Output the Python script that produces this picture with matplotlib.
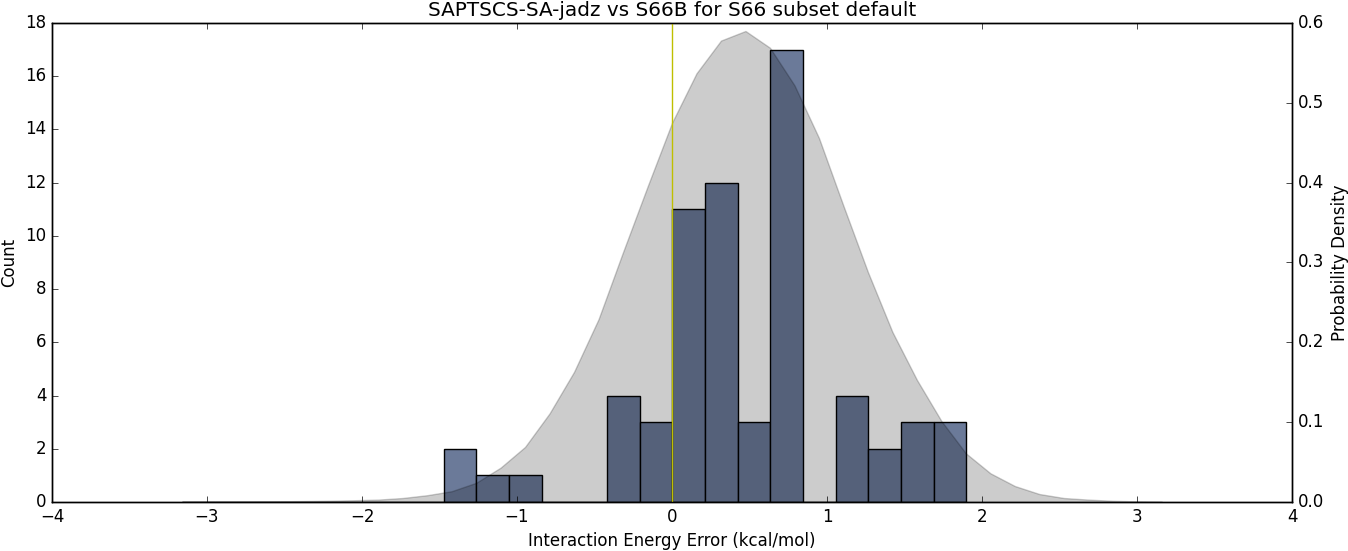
import numpy as np
import matplotlib
matplotlib.use("Agg")
import matplotlib.pyplot as plt

# histogram: 24 bins starting at -3.16, width ~0.2108
bin_start = -3.16
bin_width = 0.2108
counts = [0, 0, 0, 0, 0, 0, 0, 0, 2, 1, 1, 0, 0, 4, 3, 11, 12, 3, 17, 0, 4, 2, 3, 3]

# KDE curve, 41 points on [-3.16, 3.16]
kde_x = np.linspace(-3.16, 3.16, 41)
kde_y = [0.0005, 0.0006, 0.0006, 0.0007, 0.0009, 0.0012, 0.0016, 0.0022,
         0.003, 0.005, 0.0085, 0.0135, 0.024, 0.043, 0.069, 0.111,
         0.163, 0.229, 0.313, 0.395, 0.475, 0.537, 0.578, 0.590,
         0.569, 0.522, 0.456, 0.371, 0.288, 0.213, 0.153, 0.1015,
         0.061, 0.036, 0.020, 0.010, 0.005, 0.003, 0.0015, 0.0008, 0.0004]

plt.style.use("classic")

fig = plt.figure(figsize=(13.48, 5.51), dpi=100, facecolor="white")
ax1 = fig.add_axes([52 / 1348, 1 - 502 / 551, 1240 / 1348, 479 / 551])
ax1.set_facecolor("white")

lefts = [bin_start + i * bin_width for i in range(len(counts))]
ax1.bar(lefts, counts, width=bin_width, align="edge", color="#6b7a99",
        edgecolor="black", linewidth=1)
ax1.set_xlim(-4, 4)
ax1.set_ylim(0, 18)
ax1.set_xlabel("Interaction Energy Error (kcal/mol)")
ax1.set_ylabel("Count")
ax1.set_title("SAPTSCS-SA-jadz vs S66B for S66 subset default", fontsize=14.4)

ax2 = ax1.twinx()
ax2.fill_between(kde_x, kde_y, 0, facecolor="k", edgecolor="k", alpha=0.2, linewidth=1)
ax2.axvline(0, color="y", linewidth=1)
ax2.set_ylim(0, 0.6)
ax2.set_xlim(-4, 4)
ax2.set_ylabel("Probability Density")

fig.savefig("out.png", dpi=100, facecolor="white")
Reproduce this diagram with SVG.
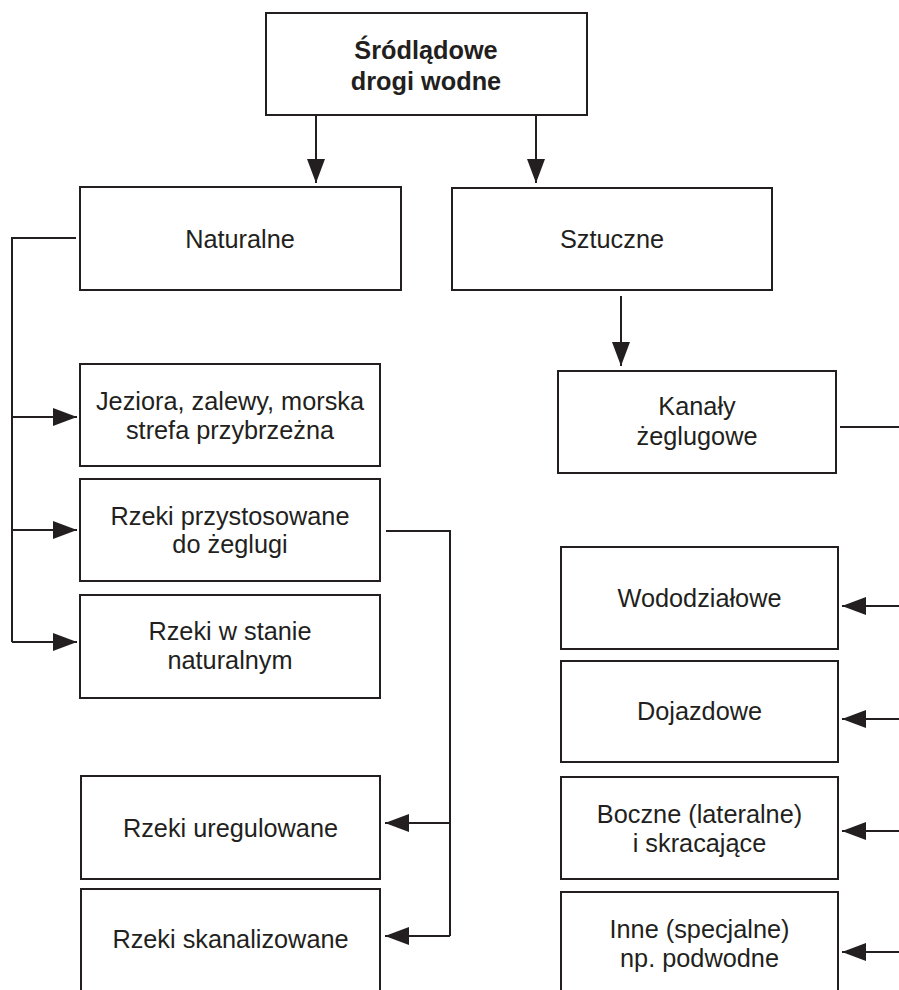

-----

Exercise instructions.
Reproduce every entry exactly, but omit each picture.

In response.
Output the Python script that produces this picture with matplotlib.
import numpy as np
import matplotlib
matplotlib.use("Agg")
import matplotlib.pyplot as plt

# histogram: 24 bins starting at -3.16, width ~0.2108
bin_start = -3.16
bin_width = 0.2108
counts = [0, 0, 0, 0, 0, 0, 0, 0, 2, 1, 1, 0, 0, 4, 3, 11, 12, 3, 17, 0, 4, 2, 3, 3]

# KDE curve, 41 points on [-3.16, 3.16]
kde_x = np.linspace(-3.16, 3.16, 41)
kde_y = [0.0005, 0.0006, 0.0006, 0.0007, 0.0009, 0.0012, 0.0016, 0.0022,
         0.003, 0.005, 0.0085, 0.0135, 0.024, 0.043, 0.069, 0.111,
         0.163, 0.229, 0.313, 0.395, 0.475, 0.537, 0.578, 0.590,
         0.569, 0.522, 0.456, 0.371, 0.288, 0.213, 0.153, 0.1015,
         0.061, 0.036, 0.020, 0.010, 0.005, 0.003, 0.0015, 0.0008, 0.0004]

plt.style.use("classic")

fig = plt.figure(figsize=(13.48, 5.51), dpi=100, facecolor="white")
ax1 = fig.add_axes([52 / 1348, 1 - 502 / 551, 1240 / 1348, 479 / 551])
ax1.set_facecolor("white")

lefts = [bin_start + i * bin_width for i in range(len(counts))]
ax1.bar(lefts, counts, width=bin_width, align="edge", color="#6b7a99",
        edgecolor="black", linewidth=1)
ax1.set_xlim(-4, 4)
ax1.set_ylim(0, 18)
ax1.set_xlabel("Interaction Energy Error (kcal/mol)")
ax1.set_ylabel("Count")
ax1.set_title("SAPTSCS-SA-jadz vs S66B for S66 subset default", fontsize=14.4)

ax2 = ax1.twinx()
ax2.fill_between(kde_x, kde_y, 0, facecolor="k", edgecolor="k", alpha=0.2, linewidth=1)
ax2.axvline(0, color="y", linewidth=1)
ax2.set_ylim(0, 0.6)
ax2.set_xlim(-4, 4)
ax2.set_ylabel("Probability Density")

fig.savefig("out.png", dpi=100, facecolor="white")
Reproduce this diagram with SVG.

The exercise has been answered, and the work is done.